Viñeta aparecida en el único número de «El Fascio»

En un ambiente en el que la izquierda dominaba la calle y los republicanos el Gobierno, los sectores conservadores sopesaron la posibilidad de dar respuesta a tal circunstancia; un fascismo auspiciado por ellos mismos, sin los vaivenes sufridos en otros países europeos, desde arriba, que sirviera de fuerza de choque contra esa izquierda a la que se temía. Ledesma era un hombre de difícil trato, con una inclinación natural al radicalismo, y poco dado a transacciones con grupos añorantes del pasado monárquico; teórico de cierto peso, sus ideas extrañaban la simplicidad del conservadurismo tradicional. Pues lo que estos requerían era un fascismo escasamente autónomo al directo servicio de sus intereses.

No puede pasar inadvertida la admiración que el triunfo de Hitler en Alemania provocó en las filas de los partidos de derechas en general. La alianza de los nazis con los nacionalistas alemanes parecía proponer un modelo admisible no sólo por lo que tenía de eficaz frente a la izquierda, sino porque parecía haber catapultado a la derecha antirrepublicana al poder, un poder que, de otra manera, jamás hubiera obtenido. Tal y como se consideraba, Hitler y sus allegados en el gobierno serían manipulados por los grandes intereses nacional-conservadores y subordinados a estos. La Historia, ya lo sabemos, siguió otros derroteros pero eso, entonces, es imposible de prever.
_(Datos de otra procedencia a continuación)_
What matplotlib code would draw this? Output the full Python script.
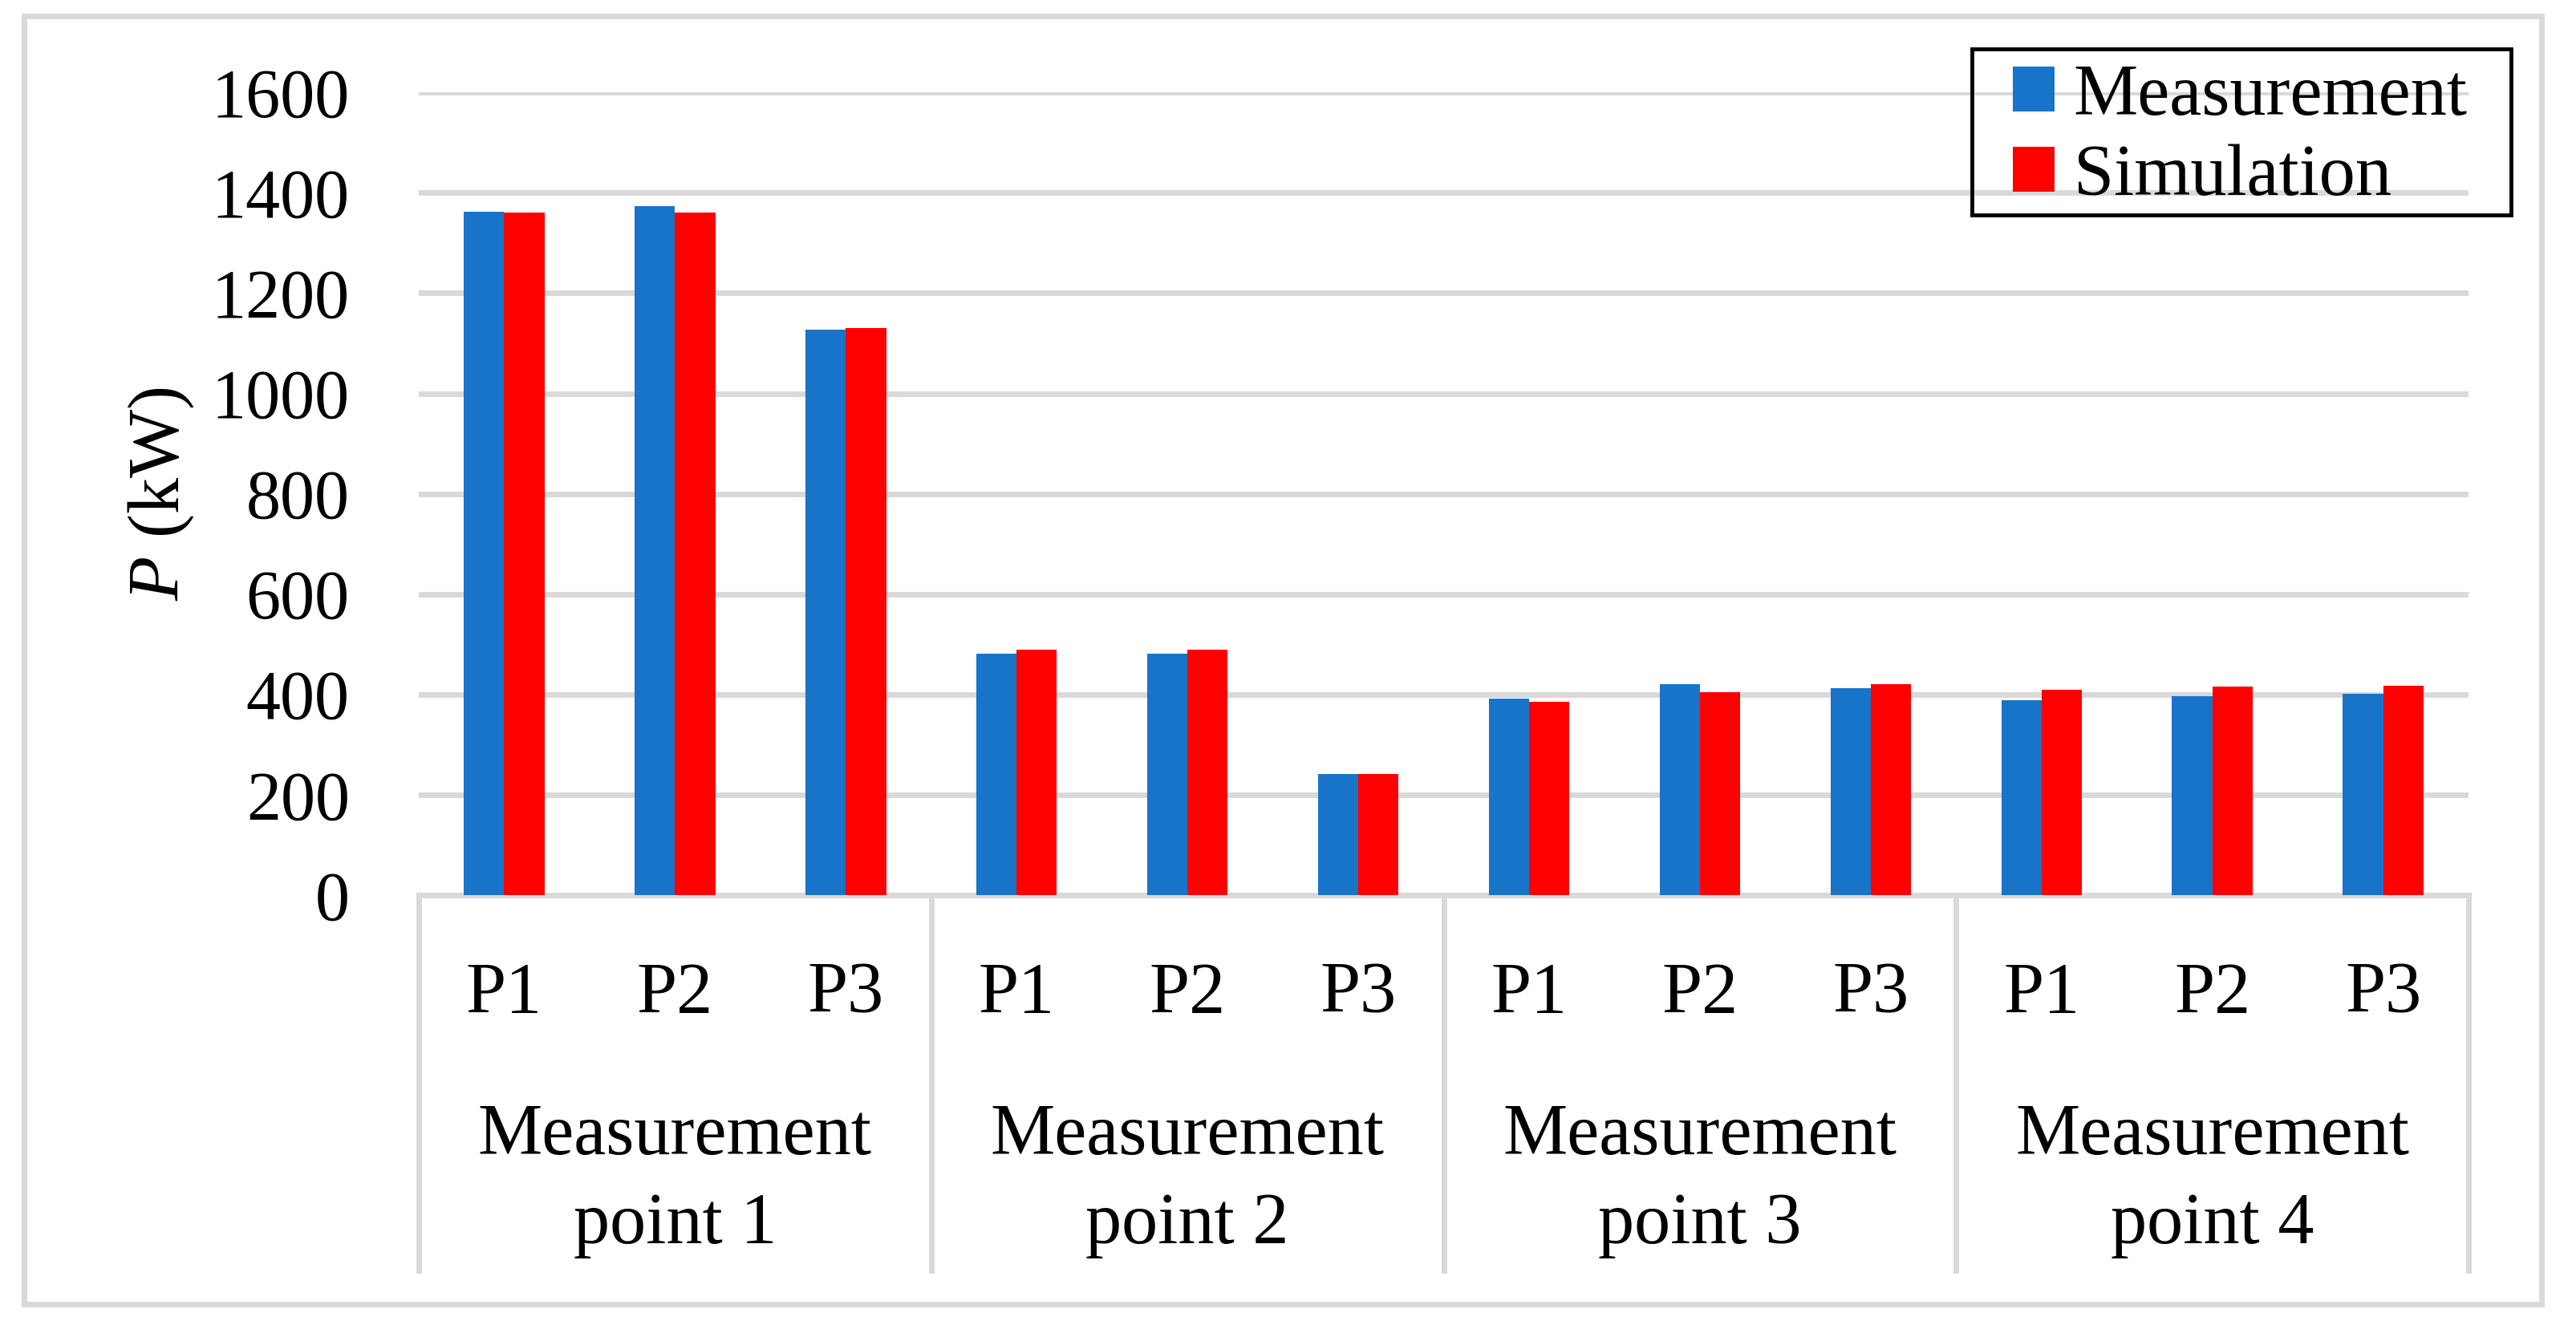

En un momento en que en toda Europa triunfaban las soluciones de este tipo, solamente España – de entre las grandes naciones – carecía de un partido fascista digno de tal nombre; por el contrario, las organizaciones obreras de clase, las izquierdas republicanas y los socialistas aparecían pujantes en el panorama político nacional. El gobierno era de los republicanos y los socialistas, y sólo su desunión y el absentismo electoral de los anarcosindicalistas podían auspiciar una victoria derechista en las elecciones a celebrar – precisamente por la retirada del apoyo del PSOE al gobierno republicano -. Además, los conservadores comenzaban a estar divididos y, si bien se basaban esencialmente en un posibilismo que asegurara unos mínimos en cuanto al mantenimiento del orden social, mostraban acusadas diferencias entre ellos. El ejemplo de lo que sucedía en Europa era bastante para ciertos sectores de la derecha más conservadora que, lejos de acercarse a los accidentalistas más moderados como Acción Popular, procuraron la puesta en marcha de una organización a su servicio que contuviera a la izquierda del modo en que en otras latitudes se la había contenido; un partido fascista de masas capaz de penetrar en zonas que a ellos les estaban vedadas por su carácter abiertamente reaccionario y sin las cuales no les sería posible acceder al poder desde las urnas. En definitiva, lo que culminó en octubre de 1933 con la fundación de la Falange.

Ya en agosto se suscribió un acuerdo entre el moribundo MES de José Antonio y Renovación por el que los alfonsinos financiaban a los primeros – sin especificarse la cantidad – mientras que estos se comprometían en la instauración de un orden político autoritario en cuya consecución no excluían el empleo de la violencia; en cuanto a la Iglesia, apenas unas vaguedades sin excesivos compromisos y nada sobre la Monarquía.

Durante algún tiempo, los promotores monárquicos del fascismo aprovecharon la situación de confusión creada y la desunión de los diferentes grupos para fomentar la rivalidad entre ellos. Quien disponía la cuantía de la financiación era el entonces teniente coronel Galarza – uno de los fundadores de la UME -, lo que servía para mantener la subordinación de los subvencionados. Aunque estaban decididos a mantener el enfrentamiento entre los grupos fascistas a fin de conservar su propia posición de arbitraje, apostaban por una nueva organización. Uno de los mentores de esta estrategia, Ansaldo, advertía: “…puede ocurrir que el desarrollarse (el nuevo partido fascista) y tener vida propia prescinda de nosotros y nadie sabe a dónde puede ir a parar si el éxito enardece un poco a sus caudillos. Hoy nos puede servir y nos servirá como grupo de acción, pero hay que pensar en su evolución y crecimiento, de tal suerte que no pierda nuestra tutela y amparo.”

Por todo lo cual, postulaba la entrada de elementos de fiar en las filas del naciente partido fascista, que apuntaba a la ingobernabilidad. La posterior evolución de este no dejaría de corroborar con hechos la presciencia de Ansaldo. Pero eso, a estas alturas es, francamente, lo de menos.

Hace ahora 90 años. En cierto modo, Ramiro Ledesma fue, al tiempo que un hombre de su tiempo, también en adelantado. Quizá, y en oposición al intemporal clasicismo joseantoniano, Ramiro sea también, de vez en vez y no tan excepcionalmente, una referencia recurrente.